If you're tracking the political blue wall, don't just look at the statewide polls. Those lie. Or at least, they don't tell the whole story.

Focus on "The Wow Counties." These are places like Waukesha, Ozaukee, and Washington in Wisconsin. These are traditionally Republican strongholds, but if the Republican margin there drops even slightly, it becomes impossible for them to win the state.

Similarly, watch the turnout in Philadelphia and Detroit. The blue wall depends on high-volume turnout from Black voters and young people in these hubs. If they stay home—as many did in 2016—the wall crumbles.
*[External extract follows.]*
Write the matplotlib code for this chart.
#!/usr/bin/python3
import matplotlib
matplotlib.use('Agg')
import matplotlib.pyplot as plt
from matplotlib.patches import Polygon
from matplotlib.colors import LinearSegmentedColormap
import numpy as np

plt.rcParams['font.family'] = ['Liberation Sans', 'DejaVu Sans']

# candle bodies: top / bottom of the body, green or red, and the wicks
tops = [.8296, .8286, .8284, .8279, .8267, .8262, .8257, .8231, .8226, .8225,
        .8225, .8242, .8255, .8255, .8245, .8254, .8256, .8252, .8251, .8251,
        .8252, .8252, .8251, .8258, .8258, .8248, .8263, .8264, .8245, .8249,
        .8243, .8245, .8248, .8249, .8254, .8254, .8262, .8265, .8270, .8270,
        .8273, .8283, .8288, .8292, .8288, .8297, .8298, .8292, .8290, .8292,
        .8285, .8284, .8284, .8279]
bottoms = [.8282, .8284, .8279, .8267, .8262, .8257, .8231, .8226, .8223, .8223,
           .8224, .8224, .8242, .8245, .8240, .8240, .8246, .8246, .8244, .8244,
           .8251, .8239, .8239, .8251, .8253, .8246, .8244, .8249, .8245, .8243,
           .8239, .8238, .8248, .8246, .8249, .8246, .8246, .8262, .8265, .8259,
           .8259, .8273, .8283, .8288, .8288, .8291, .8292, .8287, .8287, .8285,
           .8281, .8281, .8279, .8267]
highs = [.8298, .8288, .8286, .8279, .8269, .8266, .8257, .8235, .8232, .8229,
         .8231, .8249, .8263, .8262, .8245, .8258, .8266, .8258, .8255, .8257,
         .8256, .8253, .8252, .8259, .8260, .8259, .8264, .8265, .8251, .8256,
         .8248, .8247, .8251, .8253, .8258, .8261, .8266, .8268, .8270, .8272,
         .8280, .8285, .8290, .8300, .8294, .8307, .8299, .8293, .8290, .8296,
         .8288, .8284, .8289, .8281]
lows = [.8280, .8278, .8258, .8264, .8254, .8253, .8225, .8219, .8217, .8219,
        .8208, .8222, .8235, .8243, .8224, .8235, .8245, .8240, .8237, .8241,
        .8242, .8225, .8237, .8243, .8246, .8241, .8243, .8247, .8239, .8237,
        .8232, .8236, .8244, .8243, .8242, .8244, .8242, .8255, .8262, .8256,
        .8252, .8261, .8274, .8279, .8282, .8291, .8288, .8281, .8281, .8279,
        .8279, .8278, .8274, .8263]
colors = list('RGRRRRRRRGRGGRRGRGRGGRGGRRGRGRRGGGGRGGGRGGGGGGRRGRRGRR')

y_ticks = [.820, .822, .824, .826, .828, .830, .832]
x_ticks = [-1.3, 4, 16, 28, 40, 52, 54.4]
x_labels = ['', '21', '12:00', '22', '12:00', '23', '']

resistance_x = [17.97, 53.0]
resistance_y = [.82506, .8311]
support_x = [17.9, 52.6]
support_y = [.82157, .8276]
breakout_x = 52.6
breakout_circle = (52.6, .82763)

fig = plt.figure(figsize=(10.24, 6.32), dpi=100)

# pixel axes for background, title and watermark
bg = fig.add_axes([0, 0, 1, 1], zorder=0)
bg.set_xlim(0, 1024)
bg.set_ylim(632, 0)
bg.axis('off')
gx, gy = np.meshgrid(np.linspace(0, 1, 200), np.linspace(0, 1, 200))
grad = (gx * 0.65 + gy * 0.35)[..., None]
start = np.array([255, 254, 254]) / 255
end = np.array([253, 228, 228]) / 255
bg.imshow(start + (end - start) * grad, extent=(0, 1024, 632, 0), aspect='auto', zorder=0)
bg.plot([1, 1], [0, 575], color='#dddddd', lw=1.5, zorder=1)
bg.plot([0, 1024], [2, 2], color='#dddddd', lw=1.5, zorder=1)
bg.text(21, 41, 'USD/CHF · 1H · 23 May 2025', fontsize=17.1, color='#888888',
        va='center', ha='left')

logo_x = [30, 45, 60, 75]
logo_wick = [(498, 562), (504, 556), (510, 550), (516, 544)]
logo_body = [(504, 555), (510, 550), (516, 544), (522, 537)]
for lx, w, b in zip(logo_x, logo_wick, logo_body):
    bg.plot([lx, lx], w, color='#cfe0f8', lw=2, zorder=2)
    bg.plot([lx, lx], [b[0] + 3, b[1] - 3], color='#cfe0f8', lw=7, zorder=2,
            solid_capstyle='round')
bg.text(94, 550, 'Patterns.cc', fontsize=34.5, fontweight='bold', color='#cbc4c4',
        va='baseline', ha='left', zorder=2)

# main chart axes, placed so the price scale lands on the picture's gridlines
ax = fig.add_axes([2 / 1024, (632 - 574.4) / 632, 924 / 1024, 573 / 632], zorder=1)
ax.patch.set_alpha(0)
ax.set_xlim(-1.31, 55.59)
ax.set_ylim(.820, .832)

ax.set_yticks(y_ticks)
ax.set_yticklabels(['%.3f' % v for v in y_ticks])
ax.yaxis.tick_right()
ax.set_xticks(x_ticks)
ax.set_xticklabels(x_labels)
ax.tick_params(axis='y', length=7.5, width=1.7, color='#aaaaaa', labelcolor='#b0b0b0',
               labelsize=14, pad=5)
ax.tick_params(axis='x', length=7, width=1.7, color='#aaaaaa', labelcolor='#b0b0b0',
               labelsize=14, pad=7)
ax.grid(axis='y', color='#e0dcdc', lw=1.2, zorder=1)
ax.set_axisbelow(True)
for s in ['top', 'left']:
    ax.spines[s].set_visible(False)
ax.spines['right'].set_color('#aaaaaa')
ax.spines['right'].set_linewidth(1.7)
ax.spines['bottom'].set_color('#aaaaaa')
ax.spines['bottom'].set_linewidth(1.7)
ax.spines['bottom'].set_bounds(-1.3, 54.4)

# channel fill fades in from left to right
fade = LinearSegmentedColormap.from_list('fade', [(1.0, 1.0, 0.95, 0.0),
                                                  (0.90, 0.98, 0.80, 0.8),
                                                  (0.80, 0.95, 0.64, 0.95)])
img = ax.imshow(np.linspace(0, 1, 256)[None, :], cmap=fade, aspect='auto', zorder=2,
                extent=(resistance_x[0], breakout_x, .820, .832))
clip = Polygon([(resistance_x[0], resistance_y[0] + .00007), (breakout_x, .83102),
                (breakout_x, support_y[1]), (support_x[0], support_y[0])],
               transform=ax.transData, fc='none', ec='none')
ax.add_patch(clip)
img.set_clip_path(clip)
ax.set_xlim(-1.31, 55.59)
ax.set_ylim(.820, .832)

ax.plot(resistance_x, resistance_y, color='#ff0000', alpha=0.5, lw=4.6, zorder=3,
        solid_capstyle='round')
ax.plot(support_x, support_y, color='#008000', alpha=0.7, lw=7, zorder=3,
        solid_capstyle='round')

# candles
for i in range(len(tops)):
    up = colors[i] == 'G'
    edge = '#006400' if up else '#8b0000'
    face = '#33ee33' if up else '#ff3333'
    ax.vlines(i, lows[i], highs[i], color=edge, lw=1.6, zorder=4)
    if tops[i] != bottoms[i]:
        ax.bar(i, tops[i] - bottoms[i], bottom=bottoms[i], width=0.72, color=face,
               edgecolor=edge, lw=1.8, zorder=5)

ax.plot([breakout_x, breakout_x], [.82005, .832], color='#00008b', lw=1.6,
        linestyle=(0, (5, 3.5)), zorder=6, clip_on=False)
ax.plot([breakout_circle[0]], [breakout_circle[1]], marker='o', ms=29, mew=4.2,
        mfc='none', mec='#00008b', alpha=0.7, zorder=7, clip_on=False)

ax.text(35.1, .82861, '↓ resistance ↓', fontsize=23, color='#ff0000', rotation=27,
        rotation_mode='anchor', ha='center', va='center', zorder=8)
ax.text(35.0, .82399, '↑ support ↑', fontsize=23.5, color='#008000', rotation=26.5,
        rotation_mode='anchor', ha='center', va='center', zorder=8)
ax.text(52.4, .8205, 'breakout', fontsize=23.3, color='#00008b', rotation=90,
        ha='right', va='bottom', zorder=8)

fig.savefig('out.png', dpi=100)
There's also the "Latino Shift" to consider. In some parts of the blue wall, like Pennsylvania, the growing Latino population has traditionally been a Democratic asset. However, recent trends show Republicans making gains with Hispanic men, particularly on economic issues. If that trend continues, the "wall" loses its structural integrity.

Actionable Insights for Following the Map

To actually understand if the blue wall is holding during an election cycle, you should follow specific data points rather than general vibes.

  • Monitor "Early Vote" by Geography: Don't just look at the total number of early votes. Look at where they are coming from. If Wayne County (Detroit) is lagging, the wall is in trouble.
  • Watch the "Tipping Point" State: Historically, Wisconsin has been the "tipping point" state—the one that provides the 270th electoral vote. If a candidate is struggling there, the entire wall is likely under stress.
  • Ignore National Polls: A candidate can win the national popular vote by 5 million and still lose the blue wall. Focus exclusively on state-level polling in the Great Lakes region.
  • Follow Labor Trends: Keep an eye on major union endorsements. While leadership usually backs Democrats, the "rank and file" vote is where the wall lives or dies.

The blue wall is no longer a permanent feature of the American political landscape. It’s a battleground. Whether it holds or breaks determines not just who sits in the Oval Office, but which regions of the country the government prioritizes for the next four years. Keep your eyes on the Rust Belt; that's where the bricks are currently being tested.